Morons committing crimes
I’ve never needed to look very hard to find news stories that prove that there’s no shortage of morons in the world. I really appreciate the foolish things people do because it keeps us from taking ourselves too seriously. After all, if we couldn’t laugh at ourselves, life could get to be a real drag.
Lately, I’ve been especially amused by moronic crimes and criminals. Few people are criminals because they are smart but every once in a while, I come across a criminal act so pointless and ridiculous that it reaches a special class of stupid. These are their stories.
Our first story features a carjacker from New Jersey who took a man’s wallet and cellphone at gunpoint before escaping in the victim’s car. He managed to make a clean get away initially by ditching the stolen car and empty wallet and driving away in his own vehicle.
He might have gotten away cleanly if he hadn’t insisted on keeping the fancy new iPhone he had stolen. He was miles away minding his own business when the police pulled him over and arrested him. It seems the victim had used the “Find my phone” feature to find this thief’s location and told the cops right where to find him. Like I said, these folks aren’t criminals because they’re smart.
Meanwhile, police in Alaska managed to solve a series of burglaries by solving a fashion crime. The crime spree had consisted of stealing almost $30 from a local church, a whopping $5 from one restaurant and about $400 from another. At each crime scene police found the distinctive tracks of plastic Croc shoes which was a real clue because who the hell wears Crocs in 2015 … in Alaska?
The cops also had some surveillance video from one of the restaurants and when they posted it on Facebook they received the name of a possible suspect from a tipster. When the suspect showed up for his police interview sporting a well-worn pair of Crocs, they knew they had their man! This is just another in a long list of reasons to never trust a guy wearing Crocs.
Back in New Jersey another genius was arrested for stealing a car and driving it under his suspended license in order to make a court appearance for his previous arrest on drug charges. I don’t think I even need to make a joke here, this clown pretty much did that for me. I hope they put this habitual offender away this time because we don’t need his kind roaming the streets; driving on a suspended license … sheesh!
Sadly, criminals aren’t the only morons involved with the criminal justice system. Recently in Pennsylvania, a truck driver was ticketed for driving his rig on a street where big trucks are not allowed. The driver’s GPS mistook Alpine Street in town for the more rural Alpine Road and he was pulled over by local law enforcement.
While nobody want a big rig rolling through their neighborhood streets, the real crime here is that the local judge decided hold the driver in jail for three days to ensure he would show up for his court date. Was the public really safer with this lost truck driver off the streets? Was the traffic ticket fine really worth the cost of two court appearances, booking and incarcerating a man for three days? To quote Bugs Bunny (and you should always quote Bugs Bunny) “What a maroon!”

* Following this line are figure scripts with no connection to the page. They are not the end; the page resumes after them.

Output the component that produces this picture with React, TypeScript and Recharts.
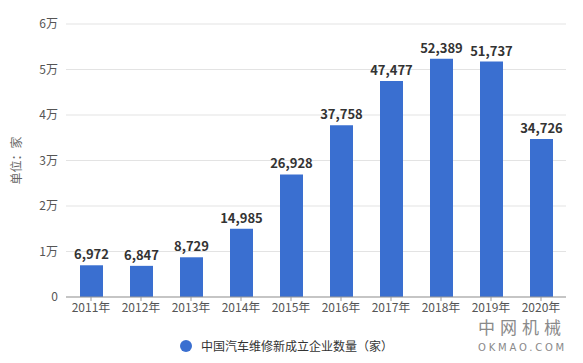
import React from "react";
import {
  BarChart,
  Bar,
  XAxis,
  YAxis,
  CartesianGrid,
  LabelList,
  Legend
} from "recharts";

const FONT = "'Noto Sans CJK SC', 'Noto Sans', sans-serif";
const BAR_COLOR = "#3a6fd0";

// data
const years = ["2011年", "2012年", "2013年", "2014年", "2015年", "2016年", "2017年", "2018年", "2019年", "2020年"];
const counts = [6972, 6847, 8729, 14985, 26928, 37758, 47477, 52389, 51737, 34726];
const yTicks = [0, 10000, 20000, 30000, 40000, 50000, 60000];
const seriesName = "中国汽车维修新成立企业数量（家）";

const data = years.map((year, i) => ({ year, count: counts[i] }));

const fmtWan = (v: number) => (v === 0 ? "0" : `${v / 10000}万`);
const fmtNum = (v: any) => Number(v).toLocaleString("en-US");

const LegendContent = () => (
  <div style={{ position: "relative", height: 24, fontFamily: FONT }}>
    <div style={{ position: "absolute", left: 180, top: 6, display: "flex", alignItems: "center" }}>
      <span style={{ width: 12, height: 12, borderRadius: 6, background: BAR_COLOR, display: "inline-block", marginRight: 9 }} />
      <span style={{ fontSize: 12, color: "#333", lineHeight: "12px" }}>{seriesName}</span>
    </div>
  </div>
);

export default function App() {
  return (
    <div style={{ position: "absolute", left: 0, top: 0, width: 583, height: 363, background: "#fff", fontFamily: FONT }}>
      <BarChart
        width={583}
        height={363}
        data={data}
        margin={{ top: 24, right: 17, left: 10, bottom: 12 }}
        barSize={23}
      >
        <CartesianGrid horizontal vertical={false} stroke="#e3e3e3" />
        <XAxis
          dataKey="year"
          height={30}
          tickLine={{ stroke: "#999" }}
          axisLine={{ stroke: "#999" }}
          tick={{ fontSize: 12, fill: "#555", fontFamily: FONT }}
          tickSize={4}
          interval={0}
        />
        <YAxis
          width={56}
          domain={[0, 60000]}
          ticks={yTicks}
          tickFormatter={fmtWan}
          axisLine={false}
          tickLine={false}
          tick={{ fontSize: 12, fill: "#555", fontFamily: FONT }}
          label={{
            value: "单位：家",
            angle: -90,
            position: "insideLeft",
            offset: 7,
            style: { fontSize: 12, fill: "#666", fontFamily: FONT, textAnchor: "middle" }
          }}
        />
        <Legend
          verticalAlign="bottom"
          content={<LegendContent />}
          wrapperStyle={{ height: 24, top: 334, left: 0, width: 583 }}
        />
        <Bar dataKey="count" name={seriesName} fill={BAR_COLOR} isAnimationActive={false}>
          <LabelList
            dataKey="count"
            position="top"
            offset={6}
            formatter={fmtNum}
            style={{ fontSize: 13, fontWeight: "bold", fill: "#333", fontFamily: FONT }}
          />
        </Bar>
      </BarChart>
      <div style={{ position: "absolute", left: 478, top: 317, color: "#8a8a8a", fontSize: 17, letterSpacing: 5, lineHeight: "20px" }}>
        中网机械
      </div>
      <div style={{ position: "absolute", left: 478, top: 342, color: "#8a8a8a", fontSize: 10, letterSpacing: 2.8, lineHeight: "11px", fontFamily: "'DejaVu Sans', sans-serif" }}>
        OKMAO.COM
      </div>
    </div>
  );
}
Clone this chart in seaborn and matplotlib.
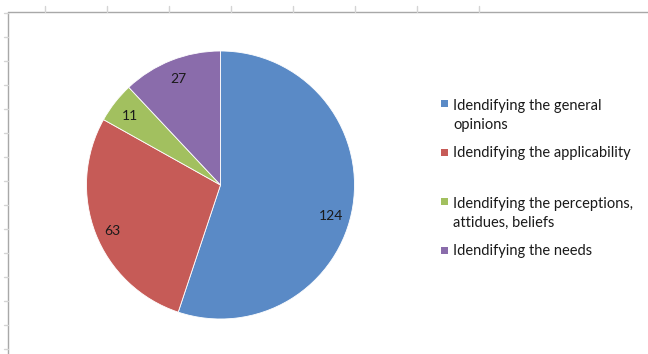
import matplotlib
matplotlib.use("Agg")
import matplotlib.pyplot as plt
from matplotlib.lines import Line2D
from matplotlib.patches import Rectangle
import seaborn as sns
import numpy as np

# Survey purposes and their counts
categories = [
    "Idendifying the general\nopinions",
    "Idendifying the applicability",
    "Idendifying the perceptions,\nattidues, beliefs",
    "Idendifying the needs",
]
counts = [124, 63, 11, 27]
colors = ["#5A8AC6", "#C65B57", "#A2C05F", "#8A6CAB"]

sns.set_theme(style="white")
plt.rcParams["font.family"] = ["Lato", "DejaVu Sans"]

W, H = 648, 354
fig = plt.figure(figsize=(W / 100, H / 100), dpi=100)
fig.patch.set_facecolor("white")

def fx(px):
    return px / W

def fy(py):
    return 1 - py / H

# Pie area: centre (220, 185), radius 134 px
cx, cy, r = 220.5, 185, 134
ax = fig.add_axes([fx(cx - r), fy(cy + r), 2 * r / W, 2 * r / H])
wedges, _, autotexts = ax.pie(
    counts,
    colors=colors,
    startangle=90,
    counterclock=False,
    radius=1,
    autopct=lambda p: f"{p * sum(counts) / 100:.0f}",
    pctdistance=0.85,
    wedgeprops=dict(linewidth=0.6, edgecolor="white"),
    textprops=dict(fontsize=10, color="#1a1a1a"),
)

# "Best fit" placement: nudge the value labels a little along the rim
label_shift_deg = [-6.5, 2.0, 1.0, 0.0]
label_dist = [0.86, 0.88, 0.85, 0.85]
for w, t, dth, dist in zip(wedges, autotexts, label_shift_deg, label_dist):
    mid = np.deg2rad((w.theta1 + w.theta2) / 2 + dth)
    t.set_position((dist * np.cos(mid), dist * np.sin(mid)))

ax.set_xlim(-1, 1)
ax.set_ylim(-1, 1)
ax.set_axis_off()

# Legend entries: square key plus wrapped label (key level with first line)
leg_x, leg_y0, leg_step = 444, 103, 49
fs = 10.5
line_px = 21
for i, (lab, col) in enumerate(zip(categories, colors)):
    y = leg_y0 + i * leg_step
    nlines = lab.count("\n") + 1
    fig.add_artist(Rectangle((fx(leg_x - 3.5), fy(y + 3.5)), 7 / W, 7 / H,
                             transform=fig.transFigure, facecolor=col,
                             edgecolor="none"))
    fig.text(fx(leg_x + 9), fy(y + 5 + (nlines - 1) * line_px), lab,
             fontsize=fs, color="#1a1a1a", va="baseline", ha="left",
             linespacing=line_px / (fs * 100 / 72))

# Chart frame with sheet grid tick marks
frame_col = "#A8A8A8"
tick_col = "#D4D4D4"
fig.add_artist(Line2D([fx(8), fx(648)], [fy(12), fy(12)], color=frame_col,
                      lw=1.0, transform=fig.transFigure))
fig.add_artist(Line2D([fx(8), fx(8)], [fy(12), fy(354)], color=frame_col,
                      lw=1.0, transform=fig.transFigure))
for x in [45, 107, 169, 231, 293, 355, 417, 479]:
    fig.add_artist(Line2D([fx(x), fx(x)], [fy(6), fy(12)], color=tick_col,
                          lw=1.0, transform=fig.transFigure))
for y in range(13, 354, 24):
    fig.add_artist(Line2D([fx(4), fx(8)], [fy(y), fy(y)], color=tick_col,
                          lw=1.0, transform=fig.transFigure))

fig.savefig("out.png", dpi=100, facecolor="white")
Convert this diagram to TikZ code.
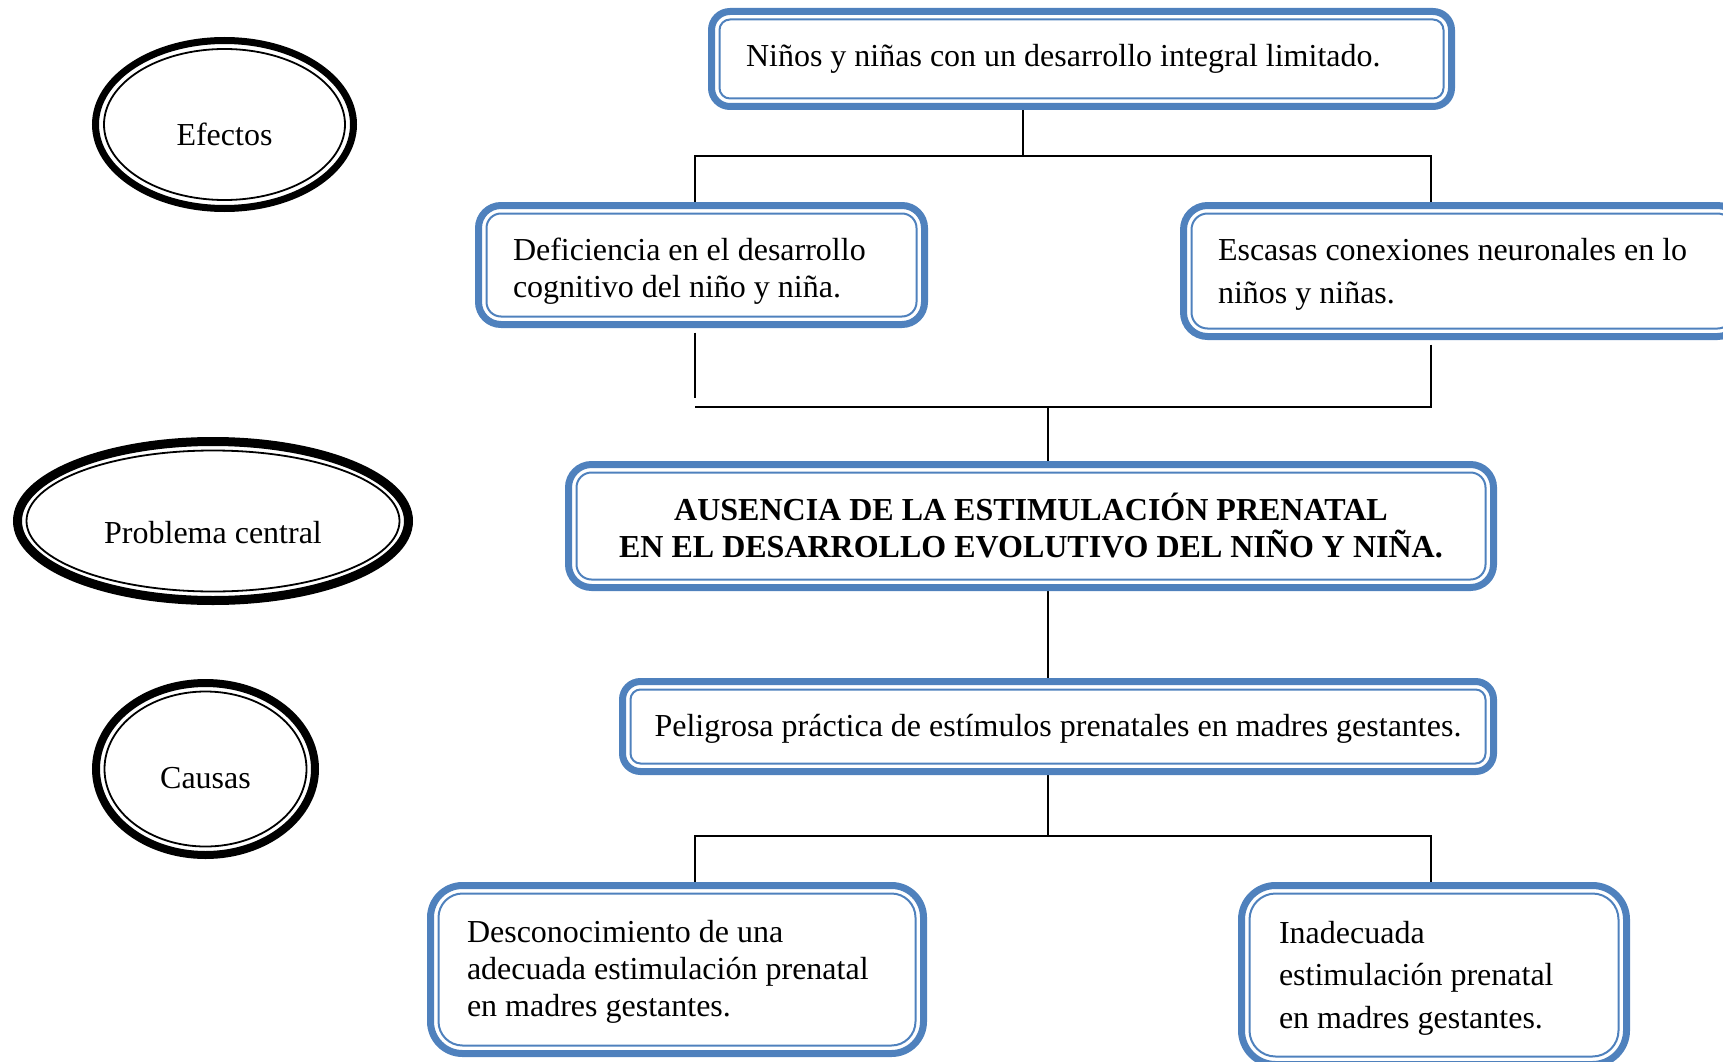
\documentclass[tikz,border=0pt]{standalone}
\usepackage{fontspec}
\setmainfont{Liberation Serif}
\usetikzlibrary{shapes.geometric,backgrounds,calc}
\definecolor{bblue}{HTML}{4F81BD}
\begin{document}
\begin{tikzpicture}[x=1pt,y=-1pt,
  box/.style={draw=bblue, line width=7pt, rectangle, inner sep=0pt, outer sep=0pt,
    font=\fontsize{32}{37}\selectfont},
  innerb/.style={draw=bblue, line width=2pt},
  conn/.style={draw=black, line width=1.8pt},
  oval/.style={ellipse, draw=black, inner sep=0pt, outer sep=0pt,
    font=\fontsize{32}{37}\selectfont, text depth=0pt},
  ovalin/.style={draw=black, line width=1.8pt}
]
\useasboundingbox (0,0) rectangle (1723,1062);

% ellipses
\node[oval, line width=7pt, minimum width=258pt, minimum height=168pt, text height=42pt] (ef) at (224.5,124.5) {Efectos};
\draw[ovalin] (ef.center) ellipse [x radius=120.5pt, y radius=75.5pt];
\node[oval, line width=9pt, minimum width=391pt, minimum height=159pt, text height=45pt] (pc) at (213,521) {Problema central};
\draw[ovalin] (pc.center) ellipse [x radius=186.5pt, y radius=70.5pt];
\node[oval, line width=8pt, minimum width=219pt, minimum height=172pt, text height=38pt] (ca) at (205.5,769) {Causas};
\draw[ovalin] (ca.center) ellipse [x radius=101pt, y radius=77.5pt];

% boxes
\node[box, rounded corners=18.5pt, minimum width=740pt, minimum height=95pt, text width=671pt, align=flush left]
  (b1) at (1081.5,59) {Niños y niñas con un desarrollo integral limitado.};
\node[box, rounded corners=22.5pt, minimum width=446pt, minimum height=119pt, text width=377pt, align=flush left,
  text depth=30.8pt]
  (b2) at (701.5,265) {Deficiencia en el desarrollo\\cognitivo del niño y niña.};
\node[box, rounded corners=24pt, minimum width=558pt, minimum height=131pt, text width=489pt, align=flush left,
  font=\fontsize{32}{43}\selectfont, text depth=43.4pt]
  (b3) at (1462.5,271) {Escasas conexiones neuronales en lo\\niños y niñas.};
\node[box, rounded corners=23pt, minimum width=925pt, minimum height=123pt, align=center,
  font=\fontsize{32}{37}\selectfont\bfseries]
  (b4) at (1031,526) {AUSENCIA DE LA ESTIMULACIÓN PRENATAL\\EN EL DESARROLLO EVOLUTIVO DEL NIÑO Y NIÑA.};
\node[box, rounded corners=18pt, minimum width=871pt, minimum height=90pt, align=center, text depth=2.6pt]
  (b5) at (1058,726.5) {Peligrosa práctica de estímulos prenatales en madres gestantes.};
\node[box, rounded corners=32pt, minimum width=493pt, minimum height=168pt, text width=420pt, align=flush left,
  text depth=76.6pt]
  (b6) at (677,969.5) {Desconocimiento de una\\adecuada estimulación prenatal\\en madres gestantes.};
\node[box, rounded corners=34pt, minimum width=385pt, minimum height=179pt, text width=310pt, align=flush left,
  font=\fontsize{32}{42.5}\selectfont, text depth=85.4pt]
  (b7) at (1434,975) {Inadecuada\\estimulación prenatal\\en madres gestantes.};

\foreach \n/\r in {b1/10.5,b2/14.5,b3/16,b4/15,b5/10,b6/24,b7/26}
  \draw[innerb, rounded corners=\r pt] ([xshift=8pt,yshift=-8pt]\n.north west) rectangle ([xshift=-8pt,yshift=8pt]\n.south east);

% junction coordinates
\coordinate (j1) at (1023,156);
\coordinate (hl) at (695,156);
\coordinate (hr) at (1431,156);
\coordinate (m1) at (695,398);
\coordinate (m2) at (695,407);
\coordinate (m3) at (1431,407);
\coordinate (mc) at (1048,407);
\coordinate (mc2) at (1048,836);
\coordinate (l3) at (695,836);
\coordinate (r3) at (1431,836);

\begin{pgfonlayer}{background}
\draw[conn] (b1.south -| j1) -- (j1);
\draw[conn] (hl |- b2.north) -- (hl) -- (hr) -- (hr |- b3.north);
\draw[conn] ([yshift=-8pt]b2.south -| m1) -- (m1);
\draw[conn] ([yshift=-8pt]b3.south -| m3) -- (m3) -- (m2);
\draw[conn] (mc) -- (b4.north -| mc);
\draw[conn] (b4.south -| mc) -- (b5.north -| mc);
\draw[conn] (b5.south -| mc) -- (mc2);
\draw[conn] (b6.north -| l3) -- (l3) -- (r3) -- (b7.north -| r3);
\end{pgfonlayer}
\end{tikzpicture}
\end{document}
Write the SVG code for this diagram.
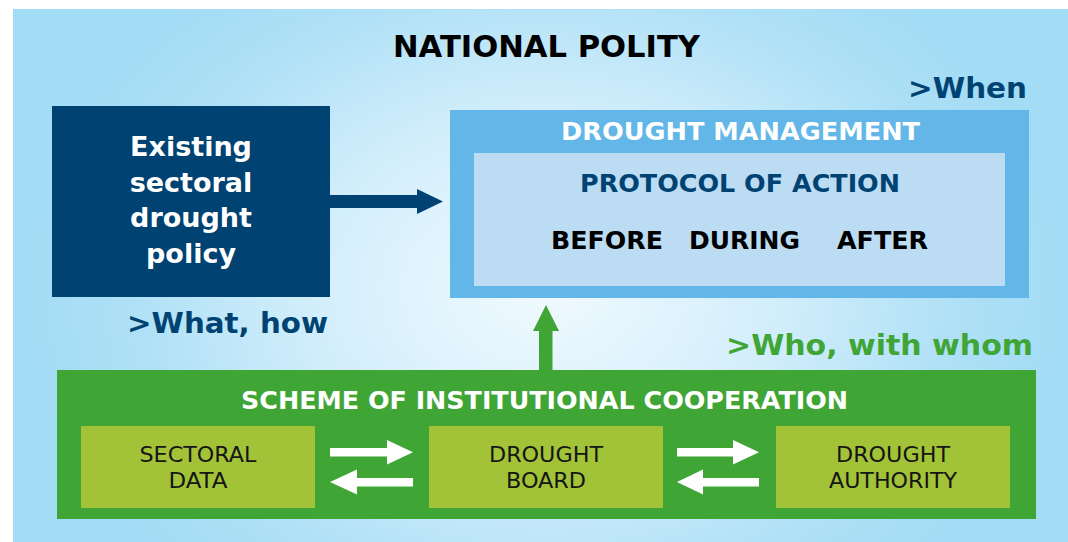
<svg xmlns="http://www.w3.org/2000/svg" width="1068" height="542" viewBox="0 0 1068 542">
  <defs>
    <radialGradient id="bgGrad" gradientUnits="userSpaceOnUse" cx="545" cy="290" r="520" gradientTransform="translate(545 290) scale(1 0.75) translate(-545 -290)">
      <stop offset="0" stop-color="#f1faff"/>
      <stop offset="0.45" stop-color="#d2eefb"/>
      <stop offset="0.8" stop-color="#aee0f6"/>
      <stop offset="1" stop-color="#a3dcf5"/>
    </radialGradient>
    <style>
      .bold { font-family: "DejaVu Sans", "Liberation Sans", sans-serif; font-weight: bold; }
      .reg { font-family: "DejaVu Sans", "Liberation Sans", sans-serif; font-weight: normal; font-size: 21px; fill: #151515; text-anchor: middle; }
      .navy { fill: #004373; }
      .green { fill: #3fa535; }
      .lime { fill: #a2c237; }
      .white { fill: #ffffff; }
      .arrowW { fill: #ffffff; }
    </style>
  </defs>

  <rect id="background" x="13" y="9" width="1055" height="533" fill="url(#bgGrad)"/>

  <text id="title" class="bold" x="393" y="57" font-size="30" fill="#000000" textLength="307" lengthAdjust="spacingAndGlyphs">NATIONAL POLITY</text>

  <g id="existing-policy">
    <rect class="navy" x="52" y="106" width="278" height="191"/>
    <g class="bold white" font-size="27" text-anchor="middle">
      <text x="191" y="156">Existing</text>
      <text x="191" y="191.5">sectoral</text>
      <text x="191" y="227">drought</text>
      <text x="191" y="262.5">policy</text>
    </g>
    <text class="bold navy" x="127" y="333" font-size="29" textLength="201" lengthAdjust="spacingAndGlyphs">&gt;What, how</text>
  </g>

  <g id="drought-management">
    <text class="bold navy" x="908" y="98" font-size="29" textLength="119" lengthAdjust="spacingAndGlyphs">&gt;When</text>
    <rect x="450" y="110" width="579" height="188" fill="#62b6e8"/>
    <text class="bold white" x="561" y="139.5" font-size="25" textLength="359" lengthAdjust="spacingAndGlyphs">DROUGHT MANAGEMENT</text>
    <g id="protocol-of-action">
      <rect x="474" y="153" width="531" height="133" fill="#bcdcf3"/>
      <text class="bold navy" x="580" y="191.5" font-size="25" textLength="320" lengthAdjust="spacingAndGlyphs">PROTOCOL OF ACTION</text>
      <g class="bold" font-size="25" fill="#000000">
        <text x="551" y="248.5" textLength="112" lengthAdjust="spacingAndGlyphs">BEFORE</text>
        <text x="689" y="248.5" textLength="111" lengthAdjust="spacingAndGlyphs">DURING</text>
        <text x="837" y="248.5" textLength="91" lengthAdjust="spacingAndGlyphs">AFTER</text>
      </g>
    </g>
  </g>

  <g id="institutional-cooperation">
    <text class="bold green" x="726" y="355" font-size="29" textLength="307" lengthAdjust="spacingAndGlyphs">&gt;Who, with whom</text>
    <rect class="green" x="57" y="370" width="979" height="149"/>
    <text class="bold white" x="241" y="408.5" font-size="25" textLength="607" lengthAdjust="spacingAndGlyphs">SCHEME OF INSTITUTIONAL COOPERATION</text>
  </g>

  <g id="sectoral-data">
    <rect class="lime" x="81" y="426" width="234" height="82"/>
    <text class="reg" x="198" y="462" textLength="117" lengthAdjust="spacingAndGlyphs">SECTORAL</text>
    <text class="reg" x="198" y="488" textLength="59" lengthAdjust="spacingAndGlyphs">DATA</text>
  </g>

  <g id="drought-board">
    <rect class="lime" x="429" y="426" width="234" height="82"/>
    <text class="reg" x="546" y="462" textLength="114" lengthAdjust="spacingAndGlyphs">DROUGHT</text>
    <text class="reg" x="546" y="488" textLength="80" lengthAdjust="spacingAndGlyphs">BOARD</text>
  </g>

  <g id="drought-authority">
    <rect class="lime" x="776" y="426" width="234" height="82"/>
    <text class="reg" x="893" y="462" textLength="114" lengthAdjust="spacingAndGlyphs">DROUGHT</text>
    <text class="reg" x="893" y="488" textLength="128" lengthAdjust="spacingAndGlyphs">AUTHORITY</text>
  </g>

  <g id="connectors">
    <polygon class="navy" points="330,195 417,195 417,189 443,201.5 417,214 417,208 330,208"/>
    <polygon class="green" points="539,370 539,331 533,331 546,305 559,331 552.5,331 552.5,370"/>
    <polygon class="arrowW" points="330,448 387,448 387,440 413,452.2 387,464.5 387,456.5 330,456.5"/>
    <polygon class="arrowW" points="413,478 357,478 357,469.5 330,482 357,494.5 357,486.5 413,486.5"/>
    <polygon class="arrowW" points="677,448 733,448 733,440 759,452.2 733,464.5 733,456.5 677,456.5"/>
    <polygon class="arrowW" points="759,478 703,478 703,469.5 677,482 703,494.5 703,486.5 759,486.5"/>
  </g>
</svg>
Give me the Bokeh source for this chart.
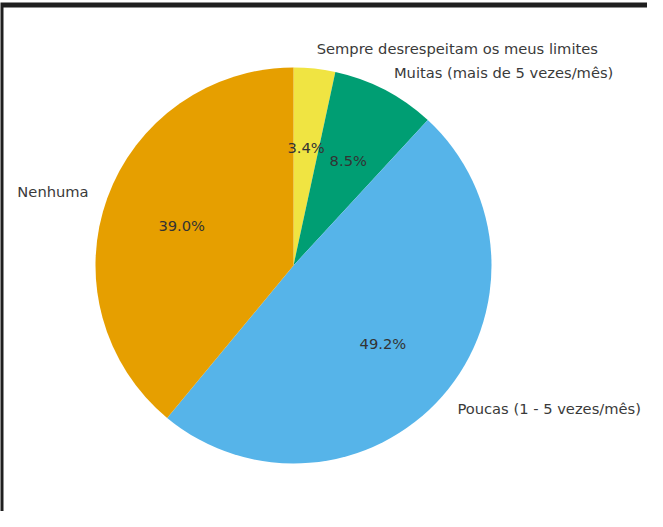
import numpy as np
from bokeh.plotting import figure
from bokeh.models import Range1d, ColumnDataSource
from bokeh.core.properties import value
from bokeh.embed import file_html
from bokeh.resources import INLINE

# data
categories = ["Sempre desrespeitam os meus limites", "Muitas (mais de 5 vezes/mês)",
              "Poucas (1 - 5 vezes/mês)", "Nenhuma"]
counts = [2, 5, 29, 23]
colors = ["#F0E442", "#009E73", "#56B4E9", "#E69F00"]

W, H = 647, 511
cx, cy = 293, 265          # pie centre in canvas pixels
R = 198

p = figure(width=W, height=H, output_backend="svg", toolbar_location=None,
           x_range=Range1d(-cx, W - cx), y_range=Range1d(-(H - cy), cy),
           min_border=0, outline_line_color=None, background_fill_color="white")
p.axis.visible = False
p.grid.visible = False

vals = np.array(counts, dtype=float)
frac = vals / vals.sum()
c1 = np.cumsum(frac)
c0 = c1 - frac
start = np.pi / 2 - 2 * np.pi * c1
end = np.pi / 2 - 2 * np.pi * c0
mid = (start + end) / 2

src = ColumnDataSource(dict(start=start, end=end, color=colors))
p.wedge(x=0, y=0, radius=R, start_angle="start", end_angle="end",
        direction="anticlock", fill_color="color", line_color=None, source=src)

lx = 1.1 * R * np.cos(mid)
ly = 1.1 * R * np.sin(mid)
align = ["left" if x > 0 else "right" for x in lx]
lsrc = ColumnDataSource(dict(x=lx, y=ly, t=categories, a=align))
p.text(x="x", y="y", text="t", text_align="a", text_baseline="middle",
       text_font=value("DejaVu Sans"), text_font_size="14.7px",
       text_color="#3a3a3a", source=lsrc)

px = 0.6 * R * np.cos(mid)
py = 0.6 * R * np.sin(mid)
pct = ["%.1f%%" % (f * 100) for f in frac]
psrc = ColumnDataSource(dict(x=px, y=py, t=pct))
p.text(x="x", y="y", text="t", text_align="center", text_baseline="middle",
       text_font=value("DejaVu Sans"), text_font_size="14.7px",
       text_color="#333333", source=psrc)

# frame border (partially visible)
left_x = 0.5 - cx
top_y = cy - 4.5
p.line(x=[left_x, left_x, W - cx + 10], y=[-(H - cy) - 10, top_y, top_y],
       line_color="#1f1f1f", line_width=5, line_join="miter")

open("out.html", "w").write(file_html(p, INLINE))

Finally, police in Minnesota are still looking for the person who broke into a local farm and made off with over $70,000 worth of bull semen. Really, someone actually stole a canister filled with vials of bull semen or BS as it’s known in the industry. Each vial is worth from $300 to $1500 so if you do the math that adds up to … let’s see … carry the two … well, it adds up to a lot of BS!
Just think of the risk this moron was taking pulling this daring heist. Where do you sell a canister full of bull semen after you steal it? Is there a whole BS black market out there that I’m unaware of? What if he gets caught and is sent to prison; what is he going to tell the desperate murderers, rapists and lost truck drivers in the exercise yard when they ask him what he’s doing time for? Yikes!
You’ve got to appreciate real life humor; you can’t make this stuff up.